DIRECTIONS:
Output exactly the lines from the first one down to the line containing "plt.rcParams['mathtext.fontset'] = 'dejavusans'", inclusive.
++++ SOURCE DATA
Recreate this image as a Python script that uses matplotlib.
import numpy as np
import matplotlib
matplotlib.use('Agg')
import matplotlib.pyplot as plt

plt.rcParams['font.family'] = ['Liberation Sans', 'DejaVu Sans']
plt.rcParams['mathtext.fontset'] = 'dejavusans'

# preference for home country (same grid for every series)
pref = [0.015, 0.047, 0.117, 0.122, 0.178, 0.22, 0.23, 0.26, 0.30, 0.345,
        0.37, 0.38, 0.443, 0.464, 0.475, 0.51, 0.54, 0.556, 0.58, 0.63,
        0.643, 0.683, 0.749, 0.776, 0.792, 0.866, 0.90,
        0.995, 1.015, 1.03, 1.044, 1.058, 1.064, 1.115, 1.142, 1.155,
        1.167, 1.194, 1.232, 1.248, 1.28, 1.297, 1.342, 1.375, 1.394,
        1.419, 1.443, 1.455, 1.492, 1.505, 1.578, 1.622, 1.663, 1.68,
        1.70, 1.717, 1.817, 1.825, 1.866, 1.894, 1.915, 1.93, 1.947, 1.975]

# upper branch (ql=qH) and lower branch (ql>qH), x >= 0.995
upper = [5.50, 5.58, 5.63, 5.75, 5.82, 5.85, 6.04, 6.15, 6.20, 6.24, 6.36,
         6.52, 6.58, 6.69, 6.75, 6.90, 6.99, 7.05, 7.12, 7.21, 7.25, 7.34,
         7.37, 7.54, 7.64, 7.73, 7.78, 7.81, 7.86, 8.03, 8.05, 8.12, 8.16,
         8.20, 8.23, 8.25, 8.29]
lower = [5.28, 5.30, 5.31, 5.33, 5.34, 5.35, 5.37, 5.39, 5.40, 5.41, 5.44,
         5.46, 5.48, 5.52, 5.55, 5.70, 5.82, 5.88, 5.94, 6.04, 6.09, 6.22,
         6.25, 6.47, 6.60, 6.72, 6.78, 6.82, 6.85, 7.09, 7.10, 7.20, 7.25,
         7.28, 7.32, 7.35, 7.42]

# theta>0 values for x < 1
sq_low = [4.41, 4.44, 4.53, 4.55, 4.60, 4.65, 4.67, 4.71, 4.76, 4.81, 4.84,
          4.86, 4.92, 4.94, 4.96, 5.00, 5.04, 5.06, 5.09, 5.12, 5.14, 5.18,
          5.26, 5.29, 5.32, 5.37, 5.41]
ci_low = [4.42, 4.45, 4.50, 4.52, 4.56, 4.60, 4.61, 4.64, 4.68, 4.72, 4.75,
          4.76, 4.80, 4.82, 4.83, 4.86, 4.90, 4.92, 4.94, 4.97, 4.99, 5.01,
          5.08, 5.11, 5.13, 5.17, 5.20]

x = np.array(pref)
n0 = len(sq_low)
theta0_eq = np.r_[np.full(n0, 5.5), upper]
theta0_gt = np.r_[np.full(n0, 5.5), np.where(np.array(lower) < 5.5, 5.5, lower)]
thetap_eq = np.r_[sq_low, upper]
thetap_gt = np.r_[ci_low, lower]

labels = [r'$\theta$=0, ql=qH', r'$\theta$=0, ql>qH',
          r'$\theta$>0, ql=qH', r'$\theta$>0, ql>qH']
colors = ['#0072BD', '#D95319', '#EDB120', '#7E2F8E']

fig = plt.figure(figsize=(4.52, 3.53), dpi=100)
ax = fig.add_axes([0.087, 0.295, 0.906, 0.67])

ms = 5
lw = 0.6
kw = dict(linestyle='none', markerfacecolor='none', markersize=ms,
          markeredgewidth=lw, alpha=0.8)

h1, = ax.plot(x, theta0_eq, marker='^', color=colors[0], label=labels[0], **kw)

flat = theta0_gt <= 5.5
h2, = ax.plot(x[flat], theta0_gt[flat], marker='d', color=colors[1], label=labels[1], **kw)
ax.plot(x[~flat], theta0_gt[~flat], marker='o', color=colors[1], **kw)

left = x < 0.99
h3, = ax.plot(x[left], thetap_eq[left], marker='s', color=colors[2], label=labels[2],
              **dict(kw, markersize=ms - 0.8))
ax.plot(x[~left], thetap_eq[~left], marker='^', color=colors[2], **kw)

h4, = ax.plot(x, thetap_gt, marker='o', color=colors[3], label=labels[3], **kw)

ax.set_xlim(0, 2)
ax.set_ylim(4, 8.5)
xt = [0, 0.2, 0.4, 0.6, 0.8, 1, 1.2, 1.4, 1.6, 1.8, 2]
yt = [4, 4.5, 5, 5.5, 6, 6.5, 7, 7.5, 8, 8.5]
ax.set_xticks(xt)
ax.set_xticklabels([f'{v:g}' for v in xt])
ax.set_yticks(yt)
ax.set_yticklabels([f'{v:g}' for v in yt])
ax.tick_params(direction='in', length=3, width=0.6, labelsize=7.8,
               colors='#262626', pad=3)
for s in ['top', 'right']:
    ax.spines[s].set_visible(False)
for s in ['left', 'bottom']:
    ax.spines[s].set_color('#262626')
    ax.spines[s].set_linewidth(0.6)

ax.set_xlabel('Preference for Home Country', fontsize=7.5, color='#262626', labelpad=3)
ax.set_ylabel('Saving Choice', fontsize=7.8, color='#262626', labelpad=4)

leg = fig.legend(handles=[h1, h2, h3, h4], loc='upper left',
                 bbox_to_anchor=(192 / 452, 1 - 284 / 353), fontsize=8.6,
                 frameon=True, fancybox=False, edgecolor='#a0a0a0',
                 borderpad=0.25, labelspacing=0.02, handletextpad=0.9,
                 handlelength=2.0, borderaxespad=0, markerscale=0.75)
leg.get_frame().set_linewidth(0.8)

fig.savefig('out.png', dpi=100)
++++++++
CORRECT OUTPUT:
Recreate this image as a Python script that uses matplotlib.
import numpy as np
import matplotlib
matplotlib.use('Agg')
import matplotlib.pyplot as plt

plt.rcParams['font.family'] = ['Liberation Sans', 'DejaVu Sans']
plt.rcParams['mathtext.fontset'] = 'dejavusans'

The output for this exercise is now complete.